**Set task**
Below is a listing; print exactly its lines from the one containing "Rebuild this chart as a Python script, using matplotlib." down to the one containing "plt.rcParams['font.family'] = ['Noto", both inclusive, with every picture left out.

**Given data**
=-=-=

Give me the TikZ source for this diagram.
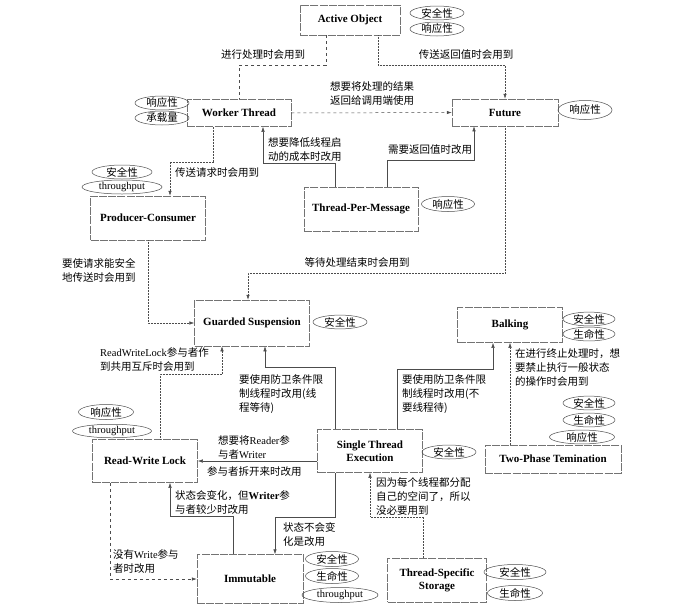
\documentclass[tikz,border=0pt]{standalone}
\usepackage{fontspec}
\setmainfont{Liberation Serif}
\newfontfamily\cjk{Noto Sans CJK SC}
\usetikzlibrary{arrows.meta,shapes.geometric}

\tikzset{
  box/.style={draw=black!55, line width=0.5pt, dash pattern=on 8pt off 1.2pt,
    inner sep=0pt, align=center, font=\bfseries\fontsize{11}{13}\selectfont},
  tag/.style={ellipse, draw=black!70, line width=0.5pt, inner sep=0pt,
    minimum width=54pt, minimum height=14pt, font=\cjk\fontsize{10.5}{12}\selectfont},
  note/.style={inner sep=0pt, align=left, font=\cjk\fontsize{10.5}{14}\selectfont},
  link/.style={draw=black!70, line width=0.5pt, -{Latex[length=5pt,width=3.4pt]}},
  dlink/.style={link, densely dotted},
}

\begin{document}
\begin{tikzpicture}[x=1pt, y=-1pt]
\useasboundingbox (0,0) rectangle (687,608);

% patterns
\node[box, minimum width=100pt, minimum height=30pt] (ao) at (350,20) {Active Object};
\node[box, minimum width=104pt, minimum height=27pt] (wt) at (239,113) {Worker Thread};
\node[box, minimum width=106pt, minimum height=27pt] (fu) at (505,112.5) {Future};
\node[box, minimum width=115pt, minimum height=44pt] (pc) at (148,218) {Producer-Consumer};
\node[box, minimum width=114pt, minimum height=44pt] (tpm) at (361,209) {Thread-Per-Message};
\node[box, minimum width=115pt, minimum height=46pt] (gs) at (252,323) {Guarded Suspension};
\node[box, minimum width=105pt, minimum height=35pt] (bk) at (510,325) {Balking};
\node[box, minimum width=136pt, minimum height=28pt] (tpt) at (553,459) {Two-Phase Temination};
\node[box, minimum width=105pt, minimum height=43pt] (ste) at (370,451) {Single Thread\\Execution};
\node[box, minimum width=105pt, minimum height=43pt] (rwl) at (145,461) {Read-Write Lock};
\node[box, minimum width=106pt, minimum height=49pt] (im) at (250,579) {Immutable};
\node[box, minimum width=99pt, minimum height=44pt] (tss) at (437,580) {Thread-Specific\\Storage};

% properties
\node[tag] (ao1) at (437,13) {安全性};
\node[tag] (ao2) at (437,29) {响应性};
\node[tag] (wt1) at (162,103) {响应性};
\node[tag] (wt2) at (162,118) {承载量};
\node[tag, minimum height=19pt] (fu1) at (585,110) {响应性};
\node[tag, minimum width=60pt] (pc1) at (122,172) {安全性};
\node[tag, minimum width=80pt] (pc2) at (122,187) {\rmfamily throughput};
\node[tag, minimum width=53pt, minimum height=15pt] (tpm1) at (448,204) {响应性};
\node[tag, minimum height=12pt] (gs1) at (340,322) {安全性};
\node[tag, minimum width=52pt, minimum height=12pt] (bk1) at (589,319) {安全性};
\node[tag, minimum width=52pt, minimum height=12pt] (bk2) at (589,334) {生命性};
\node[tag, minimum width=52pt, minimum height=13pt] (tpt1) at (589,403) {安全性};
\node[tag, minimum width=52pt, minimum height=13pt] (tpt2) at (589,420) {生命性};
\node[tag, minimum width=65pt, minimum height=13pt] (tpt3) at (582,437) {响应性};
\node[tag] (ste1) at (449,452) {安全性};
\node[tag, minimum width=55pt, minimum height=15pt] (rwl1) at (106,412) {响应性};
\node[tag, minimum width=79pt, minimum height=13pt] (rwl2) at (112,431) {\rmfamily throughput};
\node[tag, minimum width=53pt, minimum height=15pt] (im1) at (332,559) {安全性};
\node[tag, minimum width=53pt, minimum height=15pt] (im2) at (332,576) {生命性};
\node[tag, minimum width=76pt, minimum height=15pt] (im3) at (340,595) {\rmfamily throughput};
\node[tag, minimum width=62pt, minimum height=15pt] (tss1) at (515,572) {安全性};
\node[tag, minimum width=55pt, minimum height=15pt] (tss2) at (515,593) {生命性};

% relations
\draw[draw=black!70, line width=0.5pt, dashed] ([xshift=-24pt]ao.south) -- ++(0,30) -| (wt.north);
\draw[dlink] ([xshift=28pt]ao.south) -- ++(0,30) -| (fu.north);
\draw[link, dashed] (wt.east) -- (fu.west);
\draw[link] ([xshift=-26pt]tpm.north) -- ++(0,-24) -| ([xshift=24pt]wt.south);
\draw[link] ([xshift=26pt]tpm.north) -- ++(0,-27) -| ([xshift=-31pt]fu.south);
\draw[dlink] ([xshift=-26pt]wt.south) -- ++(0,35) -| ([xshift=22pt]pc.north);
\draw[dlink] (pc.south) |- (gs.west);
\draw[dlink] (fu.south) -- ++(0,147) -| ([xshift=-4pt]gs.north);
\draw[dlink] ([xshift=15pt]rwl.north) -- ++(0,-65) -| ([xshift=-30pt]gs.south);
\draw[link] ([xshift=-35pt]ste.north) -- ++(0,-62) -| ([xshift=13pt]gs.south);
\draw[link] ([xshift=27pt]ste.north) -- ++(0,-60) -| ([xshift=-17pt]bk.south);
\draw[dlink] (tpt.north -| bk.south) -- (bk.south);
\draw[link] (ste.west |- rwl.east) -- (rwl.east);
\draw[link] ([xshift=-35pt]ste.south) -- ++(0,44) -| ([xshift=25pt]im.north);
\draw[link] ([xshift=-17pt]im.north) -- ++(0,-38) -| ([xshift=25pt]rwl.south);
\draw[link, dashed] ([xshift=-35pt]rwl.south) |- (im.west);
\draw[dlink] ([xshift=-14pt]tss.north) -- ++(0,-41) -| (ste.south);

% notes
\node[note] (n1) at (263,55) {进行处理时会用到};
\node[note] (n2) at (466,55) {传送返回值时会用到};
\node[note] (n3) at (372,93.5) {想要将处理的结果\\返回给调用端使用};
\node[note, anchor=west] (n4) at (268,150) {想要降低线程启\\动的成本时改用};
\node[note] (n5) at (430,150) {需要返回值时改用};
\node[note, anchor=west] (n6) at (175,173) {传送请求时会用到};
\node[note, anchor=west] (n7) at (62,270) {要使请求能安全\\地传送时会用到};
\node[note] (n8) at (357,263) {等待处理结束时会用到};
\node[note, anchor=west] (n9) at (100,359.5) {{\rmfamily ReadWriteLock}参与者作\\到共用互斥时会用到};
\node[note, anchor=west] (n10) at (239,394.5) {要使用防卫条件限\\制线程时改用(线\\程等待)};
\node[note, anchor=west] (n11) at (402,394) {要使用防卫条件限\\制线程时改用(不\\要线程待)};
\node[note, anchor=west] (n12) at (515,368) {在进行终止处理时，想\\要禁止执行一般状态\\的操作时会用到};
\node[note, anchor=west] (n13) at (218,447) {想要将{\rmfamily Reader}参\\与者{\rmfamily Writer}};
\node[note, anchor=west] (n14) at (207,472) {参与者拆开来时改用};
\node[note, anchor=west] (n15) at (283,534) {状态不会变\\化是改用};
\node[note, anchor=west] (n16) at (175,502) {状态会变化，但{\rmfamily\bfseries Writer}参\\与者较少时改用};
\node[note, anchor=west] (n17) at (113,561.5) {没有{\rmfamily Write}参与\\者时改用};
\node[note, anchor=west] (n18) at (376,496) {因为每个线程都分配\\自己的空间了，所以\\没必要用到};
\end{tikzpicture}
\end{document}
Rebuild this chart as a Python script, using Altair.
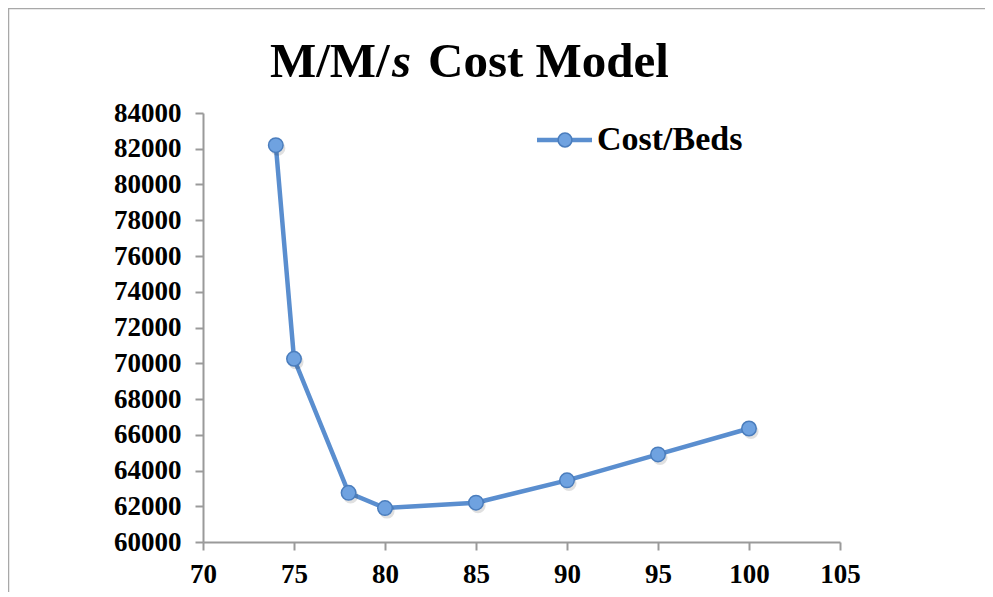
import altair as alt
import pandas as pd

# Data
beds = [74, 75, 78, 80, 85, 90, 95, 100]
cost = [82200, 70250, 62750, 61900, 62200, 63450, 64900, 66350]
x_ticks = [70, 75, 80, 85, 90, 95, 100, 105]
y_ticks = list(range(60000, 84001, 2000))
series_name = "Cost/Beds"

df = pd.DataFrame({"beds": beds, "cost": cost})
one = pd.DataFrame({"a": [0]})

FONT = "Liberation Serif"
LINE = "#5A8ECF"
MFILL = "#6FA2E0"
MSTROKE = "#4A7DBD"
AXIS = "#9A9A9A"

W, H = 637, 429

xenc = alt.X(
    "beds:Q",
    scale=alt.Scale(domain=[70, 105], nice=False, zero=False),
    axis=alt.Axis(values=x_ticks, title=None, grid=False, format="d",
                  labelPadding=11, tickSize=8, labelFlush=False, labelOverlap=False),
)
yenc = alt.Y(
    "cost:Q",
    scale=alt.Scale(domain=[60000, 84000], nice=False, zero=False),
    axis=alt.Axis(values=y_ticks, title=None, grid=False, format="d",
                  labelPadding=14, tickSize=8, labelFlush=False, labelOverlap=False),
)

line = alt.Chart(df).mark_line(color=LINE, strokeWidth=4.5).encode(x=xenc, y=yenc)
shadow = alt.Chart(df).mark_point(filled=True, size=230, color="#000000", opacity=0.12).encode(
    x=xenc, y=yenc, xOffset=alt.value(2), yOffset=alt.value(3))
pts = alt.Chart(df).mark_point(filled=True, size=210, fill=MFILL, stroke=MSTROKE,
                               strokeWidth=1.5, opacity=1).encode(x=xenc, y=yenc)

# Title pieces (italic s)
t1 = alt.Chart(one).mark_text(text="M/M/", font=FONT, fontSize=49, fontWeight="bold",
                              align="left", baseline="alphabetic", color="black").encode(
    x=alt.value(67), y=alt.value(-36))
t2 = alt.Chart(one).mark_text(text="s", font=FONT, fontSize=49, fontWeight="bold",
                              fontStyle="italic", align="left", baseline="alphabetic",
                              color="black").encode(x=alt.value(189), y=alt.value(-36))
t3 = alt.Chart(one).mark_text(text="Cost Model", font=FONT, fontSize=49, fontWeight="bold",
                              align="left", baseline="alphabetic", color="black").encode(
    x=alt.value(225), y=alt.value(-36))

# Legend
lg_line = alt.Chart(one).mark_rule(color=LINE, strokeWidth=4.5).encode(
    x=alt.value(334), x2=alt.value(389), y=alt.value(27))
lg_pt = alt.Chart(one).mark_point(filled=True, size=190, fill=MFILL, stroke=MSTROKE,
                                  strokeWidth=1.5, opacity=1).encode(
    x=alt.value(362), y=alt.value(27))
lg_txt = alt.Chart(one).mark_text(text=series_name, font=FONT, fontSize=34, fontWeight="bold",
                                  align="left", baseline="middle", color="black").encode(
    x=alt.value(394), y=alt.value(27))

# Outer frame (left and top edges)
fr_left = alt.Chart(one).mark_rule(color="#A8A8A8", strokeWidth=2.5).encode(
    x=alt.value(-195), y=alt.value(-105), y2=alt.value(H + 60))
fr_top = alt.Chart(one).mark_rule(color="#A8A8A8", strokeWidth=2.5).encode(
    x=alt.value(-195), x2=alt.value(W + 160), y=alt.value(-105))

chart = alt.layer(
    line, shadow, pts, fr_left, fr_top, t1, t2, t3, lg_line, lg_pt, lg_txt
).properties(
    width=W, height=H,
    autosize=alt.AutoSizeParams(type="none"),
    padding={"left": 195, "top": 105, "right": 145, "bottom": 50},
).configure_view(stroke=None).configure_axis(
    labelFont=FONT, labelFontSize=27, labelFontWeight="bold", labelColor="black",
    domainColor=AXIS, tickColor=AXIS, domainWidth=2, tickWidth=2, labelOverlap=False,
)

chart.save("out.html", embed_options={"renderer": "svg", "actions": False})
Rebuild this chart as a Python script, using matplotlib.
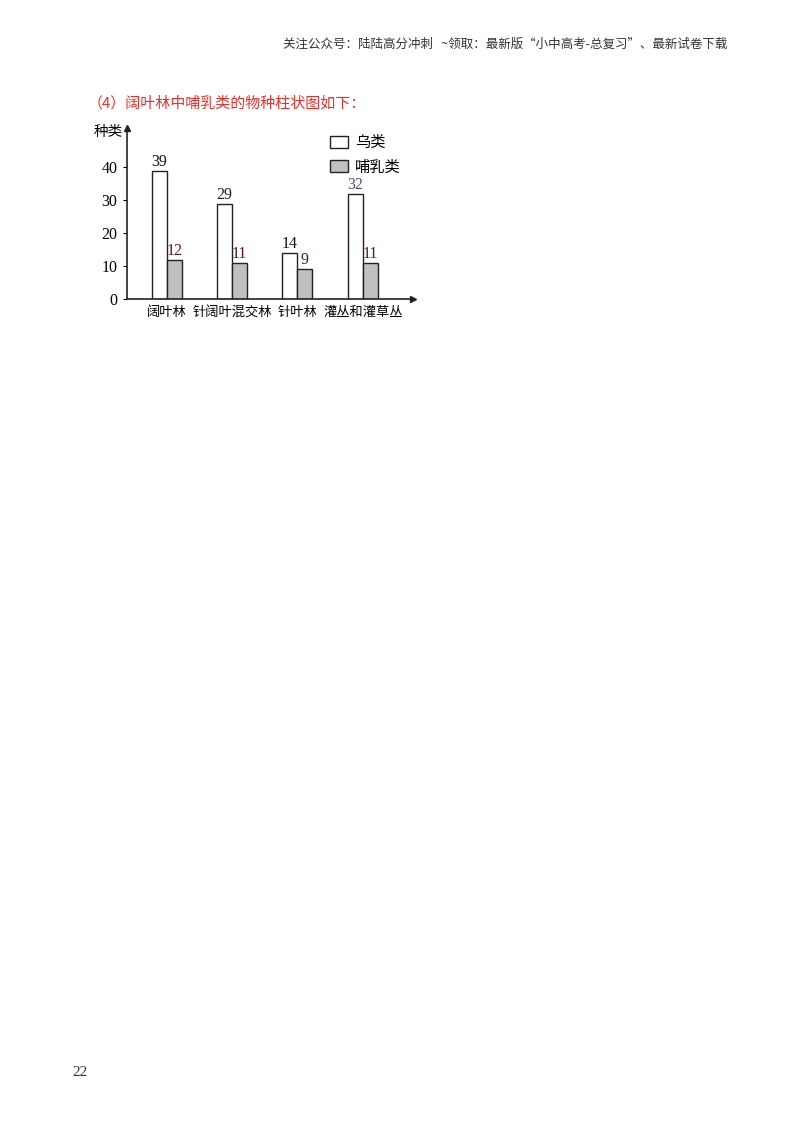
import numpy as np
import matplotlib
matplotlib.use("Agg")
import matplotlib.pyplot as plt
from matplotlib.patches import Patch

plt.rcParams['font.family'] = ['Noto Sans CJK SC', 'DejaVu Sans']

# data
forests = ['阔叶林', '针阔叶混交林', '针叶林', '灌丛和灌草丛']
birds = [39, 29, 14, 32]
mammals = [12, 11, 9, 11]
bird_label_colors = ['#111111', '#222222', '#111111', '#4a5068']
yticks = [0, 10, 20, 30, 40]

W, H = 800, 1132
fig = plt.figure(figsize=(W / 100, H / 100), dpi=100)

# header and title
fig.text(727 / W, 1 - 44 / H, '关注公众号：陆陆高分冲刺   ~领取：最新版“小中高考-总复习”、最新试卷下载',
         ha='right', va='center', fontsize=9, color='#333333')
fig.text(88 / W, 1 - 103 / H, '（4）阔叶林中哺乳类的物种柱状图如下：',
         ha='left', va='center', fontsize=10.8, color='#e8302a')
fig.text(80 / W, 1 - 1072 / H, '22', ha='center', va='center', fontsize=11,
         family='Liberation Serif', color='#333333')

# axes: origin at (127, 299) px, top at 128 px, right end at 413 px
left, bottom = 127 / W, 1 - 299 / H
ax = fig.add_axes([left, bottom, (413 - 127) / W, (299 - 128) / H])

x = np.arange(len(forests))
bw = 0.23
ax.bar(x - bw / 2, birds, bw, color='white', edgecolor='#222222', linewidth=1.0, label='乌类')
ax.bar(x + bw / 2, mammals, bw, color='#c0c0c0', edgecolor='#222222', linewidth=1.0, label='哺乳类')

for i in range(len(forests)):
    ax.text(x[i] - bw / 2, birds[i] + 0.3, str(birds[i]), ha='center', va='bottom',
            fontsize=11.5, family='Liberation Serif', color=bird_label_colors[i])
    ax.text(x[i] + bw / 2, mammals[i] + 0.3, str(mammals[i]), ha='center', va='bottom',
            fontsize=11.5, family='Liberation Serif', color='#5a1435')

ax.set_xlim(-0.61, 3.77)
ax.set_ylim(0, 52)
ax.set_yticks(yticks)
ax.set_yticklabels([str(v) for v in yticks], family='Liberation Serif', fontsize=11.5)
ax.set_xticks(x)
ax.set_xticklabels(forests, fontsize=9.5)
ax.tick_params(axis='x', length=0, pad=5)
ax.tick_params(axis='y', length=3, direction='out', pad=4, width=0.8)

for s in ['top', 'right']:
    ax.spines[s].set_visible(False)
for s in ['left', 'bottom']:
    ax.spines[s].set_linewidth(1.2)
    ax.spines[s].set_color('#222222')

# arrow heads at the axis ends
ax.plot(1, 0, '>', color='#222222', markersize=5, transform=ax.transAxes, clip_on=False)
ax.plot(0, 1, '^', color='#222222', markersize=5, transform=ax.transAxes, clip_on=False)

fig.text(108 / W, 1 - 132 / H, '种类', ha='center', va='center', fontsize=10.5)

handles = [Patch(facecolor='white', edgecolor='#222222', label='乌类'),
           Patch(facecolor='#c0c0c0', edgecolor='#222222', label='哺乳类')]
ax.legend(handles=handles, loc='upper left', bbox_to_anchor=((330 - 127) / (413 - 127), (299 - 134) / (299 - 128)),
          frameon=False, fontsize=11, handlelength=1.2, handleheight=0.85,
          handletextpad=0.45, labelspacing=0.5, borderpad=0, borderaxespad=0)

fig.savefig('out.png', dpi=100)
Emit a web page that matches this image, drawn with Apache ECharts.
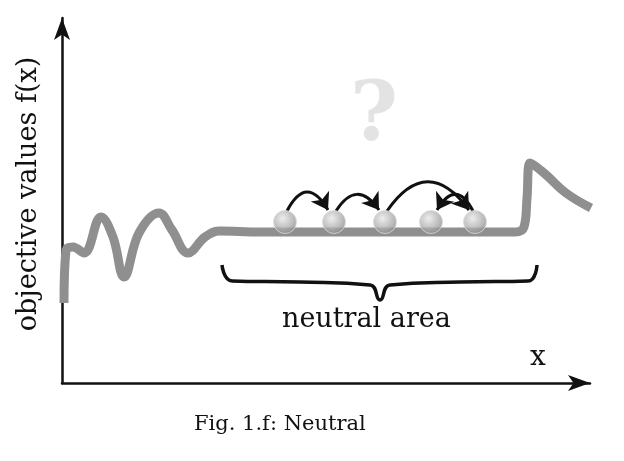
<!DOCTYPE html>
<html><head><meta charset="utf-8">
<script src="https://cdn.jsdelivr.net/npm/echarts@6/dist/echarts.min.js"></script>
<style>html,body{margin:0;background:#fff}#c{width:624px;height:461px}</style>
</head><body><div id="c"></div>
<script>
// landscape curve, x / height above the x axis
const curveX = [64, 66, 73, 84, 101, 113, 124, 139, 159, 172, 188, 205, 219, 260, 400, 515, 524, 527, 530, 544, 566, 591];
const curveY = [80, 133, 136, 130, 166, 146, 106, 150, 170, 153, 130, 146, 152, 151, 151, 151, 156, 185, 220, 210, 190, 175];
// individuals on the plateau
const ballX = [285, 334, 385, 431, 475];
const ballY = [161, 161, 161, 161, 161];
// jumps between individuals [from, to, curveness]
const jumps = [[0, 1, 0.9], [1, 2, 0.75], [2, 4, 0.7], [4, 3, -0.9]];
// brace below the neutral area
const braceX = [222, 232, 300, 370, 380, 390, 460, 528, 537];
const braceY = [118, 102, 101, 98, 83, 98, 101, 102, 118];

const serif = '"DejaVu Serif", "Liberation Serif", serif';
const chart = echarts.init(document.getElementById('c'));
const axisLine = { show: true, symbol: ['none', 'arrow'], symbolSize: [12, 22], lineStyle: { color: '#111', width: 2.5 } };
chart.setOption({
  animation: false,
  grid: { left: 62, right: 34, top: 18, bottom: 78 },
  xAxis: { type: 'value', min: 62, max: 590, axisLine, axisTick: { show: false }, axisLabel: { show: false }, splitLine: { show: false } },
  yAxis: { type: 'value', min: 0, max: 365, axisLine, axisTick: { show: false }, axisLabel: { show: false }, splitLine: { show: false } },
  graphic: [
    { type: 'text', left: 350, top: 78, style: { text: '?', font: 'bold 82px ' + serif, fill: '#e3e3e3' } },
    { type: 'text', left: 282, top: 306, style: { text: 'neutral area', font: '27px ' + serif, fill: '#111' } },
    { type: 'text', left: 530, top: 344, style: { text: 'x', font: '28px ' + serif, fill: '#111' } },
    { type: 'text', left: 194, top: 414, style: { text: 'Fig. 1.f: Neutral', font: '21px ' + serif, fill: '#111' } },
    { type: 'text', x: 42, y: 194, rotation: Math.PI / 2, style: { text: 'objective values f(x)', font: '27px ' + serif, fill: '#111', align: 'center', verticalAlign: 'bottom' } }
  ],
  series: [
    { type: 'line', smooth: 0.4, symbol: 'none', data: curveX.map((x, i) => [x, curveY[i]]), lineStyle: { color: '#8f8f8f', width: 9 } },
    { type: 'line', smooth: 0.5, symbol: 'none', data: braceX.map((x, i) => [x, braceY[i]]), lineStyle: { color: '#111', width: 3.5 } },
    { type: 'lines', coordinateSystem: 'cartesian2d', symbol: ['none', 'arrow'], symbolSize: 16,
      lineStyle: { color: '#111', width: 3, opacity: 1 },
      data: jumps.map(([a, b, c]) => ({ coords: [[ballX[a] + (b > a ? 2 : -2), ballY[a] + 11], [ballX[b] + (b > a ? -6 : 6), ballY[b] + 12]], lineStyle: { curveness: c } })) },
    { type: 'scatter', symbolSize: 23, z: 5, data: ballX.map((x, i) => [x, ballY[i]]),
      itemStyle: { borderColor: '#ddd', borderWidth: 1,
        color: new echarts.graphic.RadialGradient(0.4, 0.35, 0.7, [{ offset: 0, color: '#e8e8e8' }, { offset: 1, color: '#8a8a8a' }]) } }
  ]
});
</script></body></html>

=-=-=

**Result for this task**
Rebuild this chart as a Python script, using matplotlib.
import numpy as np
import matplotlib
matplotlib.use("Agg")
import matplotlib.pyplot as plt
from matplotlib.patches import Patch

plt.rcParams['font.family'] = ['Noto Sans CJK SC', 'DejaVu Sans']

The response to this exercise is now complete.